Battery Charging States: What You Need to Know
Batteries are in a constant state of change. Even if you’re not using them, they’re slowly discharging. When you do use them, they discharge even faster.
However, charging them back up and maintaining their charge is crucial to keeping them healthy and long-lasting.
- 1 Battery Charging States: What You Need to Know
- 1.1 Bulk Charge
- 1.2 Absorption (Regulation) Stage
- 1.3 Float Charge
- 1.4 Equalization Charge
- 1.5 Is it possible to charge a battery with a constant voltage?
- 1.6 Is it possible to charge a battery with a constant current?
- 1.7 What is the effect of temperature during charging?
- 1.8 What size of battery charger should you have?
- 1.9 Conclusion
There are four stages to battery charging, and each one is important to know. They are:
- Bulk Charge Stage,
- Absorption (Regulation) Stage,
- Float Charge,
- Equalization Charge.
Each state has a specific purpose and thus its own voltage, current, and temperature limits. Knowing these limits and how to properly charge your batteries will help you get the most out of them.
Here’s a quick rundown of each state.
The bulk charge is the initial charging state where the maximum current is delivered to the battery until it reaches a certain voltage. The primary purpose of the bulk charge is to bring the battery up to an acceptable voltage level.
During the bulk charging state, the current is applied to the batteries at the highest safe pace they will tolerate until the voltage reaches near (80-90%) full charge.
The battery voltage increases as the charging current supplied by the battery charger replenish the battery’s internal charge capacity. The charger current stays constant (flat), while the battery voltage increases during this stage.
After the battery voltage reaches its peak (full charge), the charger switches to the absorption mode.
Absorption (Regulation) Stage
The absorption charge is the second charging state where the voltage is increased to its maximum, while the current decreases. The purpose of this stage is to ensure that the battery is fully charged.
The absorption stage is where the battery charger applies a constant voltage to the batteries, while the current decreases as the batteries become closer to full charge.

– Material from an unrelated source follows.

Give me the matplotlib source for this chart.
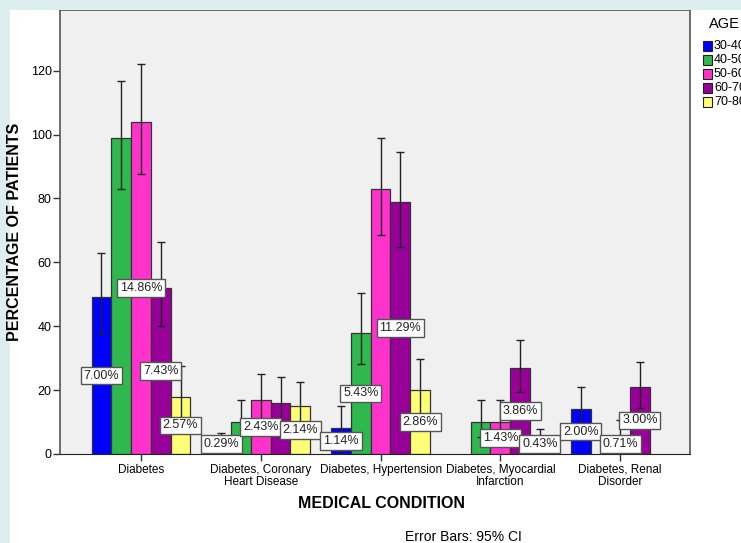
import matplotlib.pyplot as plt
from matplotlib.patches import Rectangle

plt.rcParams['font.family'] = ['Liberation Sans', 'DejaVu Sans']

conditions = ["Diabetes", "Diabetes, Coronary\nHeart Disease", "Diabetes, Hypertension",
              "Diabetes, Myocardial\nInfarction", "Diabetes, Renal\nDisorder"]
age_groups = ["30-40", "40-50", "50-60", "60-70", "70-80"]
colors = ["#0000ff", "#2eb84e", "#ff33cc", "#990099", "#ffff77"]
total_patients = 700

# patients per condition (rows) and age group (columns)
counts = [
    [49, 99, 104, 52, 18],
    [2, 10, 17, 16, 15],
    [8, 38, 83, 79, 20],
    [0, 10, 10, 27, 3],
    [14, 0, 5, 21, 0],
]
# 95% CI bounds
ci_low = [
    [37.6, 83.0, 87.7, 40.1, 8.5],
    [0.0, 5.6, 10.6, 9.4, 8.0],
    [1.0, 28.2, 68.6, 64.9, 10.8],
    [0, 5.3, 3.0, 19.4, 0.9],
    [7.0, 0, 0.0, 14.4, 0],
]
ci_high = [
    [63.0, 116.9, 122.2, 66.4, 27.6],
    [6.5, 17.0, 25.0, 24.1, 22.6],
    [15.0, 50.4, 99.0, 94.6, 29.8],
    [0, 17.0, 17.0, 35.7, 7.8],
    [21.0, 0, 10.7, 28.8, 0],
]
# which bars carry a percentage label
show_label = [
    [1, 0, 1, 1, 1],
    [1, 0, 1, 0, 1],
    [1, 1, 0, 1, 1],
    [0, 0, 1, 1, 1],
    [1, 0, 1, 1, 0],
]

fig = plt.figure(figsize=(7.41, 5.43), dpi=100)
fig.patch.set_facecolor("white")
# light frame strips along the top and left edge
fig.patches.append(Rectangle((0, 0), 10 / 741, 1, transform=fig.transFigure,
                             facecolor="#dceeed", edgecolor="none", zorder=0))
fig.patches.append(Rectangle((0, 1 - 10 / 543), 1, 10 / 543, transform=fig.transFigure,
                             facecolor="#dceeed", edgecolor="none", zorder=0))

ax = fig.add_axes([60 / 741, 1 - 454 / 543, 630 / 741, 444 / 543])
ax.set_facecolor("#f0f0f0")

width = 0.165
for i in range(len(conditions)):
    for j in range(len(age_groups)):
        v = counts[i][j]
        if v == 0:
            continue
        x = i + (j - 2) * width
        ax.bar(x, v, width=width, color=colors[j], edgecolor="#333333", linewidth=0.9, zorder=2)
        lo, hi = ci_low[i][j], ci_high[i][j]
        ax.errorbar(x, v, yerr=[[v - lo], [hi - v]], fmt="none", ecolor="#222222",
                    elinewidth=1.0, capsize=3, capthick=1.0, zorder=3)

for i in range(len(conditions)):
    for j in range(len(age_groups)):
        if not show_label[i][j]:
            continue
        v = counts[i][j]
        x = i + (j - 2) * width
        ax.text(x, max(v / 2, 3.2), f"{v / total_patients * 100:.2f}%", ha="center", va="center",
                fontsize=9, color="#222222", zorder=5,
                bbox=dict(boxstyle="square,pad=0.22", facecolor="white", edgecolor="#555555", linewidth=1))

ax.set_xlim(-0.676, 4.583)
ax.set_ylim(0, 139)
ax.set_yticks([0, 20, 40, 60, 80, 100, 120])
ax.set_xticks(range(len(conditions)))
ax.set_xticklabels(conditions, fontsize=8.5, linespacing=1.0)
ax.tick_params(axis="y", labelsize=9, length=5, width=1, color="#333333", pad=1)
ax.tick_params(axis="x", length=5, width=1, color="#333333", pad=2)
for s in ["left", "top", "right"]:
    ax.spines[s].set_color("#555555")
    ax.spines[s].set_linewidth(1.2)
ax.spines["bottom"].set_color("#222222")

fig.text(15 / 741, 1 - 232 / 543, "PERCENTAGE OF PATIENTS", rotation=90, ha="center", va="center",
         fontsize=11.5, fontweight="bold")
fig.text(381 / 741, 1 - 504 / 543, "MEDICAL CONDITION", ha="center", va="center",
         fontsize=11.5, fontweight="bold")
fig.text(405 / 741, 1 - 537 / 543, "Error Bars: 95% CI", ha="left", va="center", fontsize=10)

# legend box on the right
fig.text(709 / 741, 1 - 24 / 543, "AGE", ha="left", va="center", fontsize=10.5)
for k, (lab, c) in enumerate(zip(age_groups, colors)):
    yc = 46 + 14 * k
    fig.patches.append(Rectangle((703 / 741, 1 - (yc + 5) / 543), 9 / 741, 10 / 543,
                                 transform=fig.transFigure, facecolor=c, edgecolor="#222222",
                                 linewidth=0.8))
    fig.text(714 / 741, 1 - yc / 543, lab, ha="left", va="center", fontsize=9)

fig.savefig("out.png", dpi=100)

The battery voltage will remain constant during this stage, while the current decreases until it reaches a very low level (trickle charge).
At this point, the batteries are considered to be fully charged and the charger will switch to the float mode.
The float charge is the third and final charging state where the voltage is reduced to a level that maintains the battery in a fully charged state. The purpose of this stage is to keep the battery at full charge without overcharging it.
The float stage is where the charger applies a constant voltage to the batteries, while the current decreases to a very low level (trickle charge). The battery voltage will remain constant during this stage, while the current decreases until it reaches a very low level.
The equalization charge is an optional fourth stage that is sometimes used to bring all the cells in a battery pack to the same voltage. This is done by applying a higher voltage to the batteries for a period of time.
The equalization stage is where the charger applies a higher voltage to the batteries for a period of time. This helps to bring all the cells in a battery pack to the same voltage.
Is it possible to charge a battery with a constant voltage?
Yes, it is possible to charge batteries with a constant voltage. Constant voltage charging charges batteries at a maximum voltage, often 13.8V to 15V, and a maximum current, depending on the charger specification.
When a “flat” battery has been charged for a period of time and the maximum voltage is approached, the charge current will decrease in proportion to the battery’s internal resistance. The time taken to decrease from the maximum voltage to the “trickle charge” current is known as the “top-off time.”
Is it possible to charge a battery with a constant current?
Yes, it is possible, but the process requires a specially designed charger that keeps a constant current until a certain voltage is reached.
These types of chargers aren’t very common. Because they can overcharge and overheat batteries if they are not carefully monitored and the battery temperature is not maintained.
What is the effect of temperature during charging?
The temperature has a significant effect on charging. Higher temperatures increase the rate of chemical reactions inside the battery, which can lead to faster charging and higher capacity.
However, if the temperature gets too high, it can damage the battery. That’s why it’s important to use a charger that has temperature correction so that it can adjust the charging rate according to the battery temperature.
For example, at 20°C, a 12V battery should be float charged at 13.5V. If the temperature is increased to 30°C, the float voltage should be brought to 13.3V in order to compensate for the higher temperature.
What size of battery charger should you have?
The size of the battery charger you need depends on the type and size of the battery you are using. However, as a general guideline, you should have a charger that can produce at least 10% of the battery capacity, i.e. a 15A charger for a 120Ah battery.
Please note, that this is just a guideline, and you should always check the manufacturer’s recommendations for the specific battery you are using.
Now that you know the different charging states of batteries, you can be sure that your batteries are properly charged. By using a charger with temperature compensation, you can ensure that your batteries are charged safely and efficiently.
And by using a charger that is the right size for your battery, you can be sure that your batteries will be properly charged without overcharging them.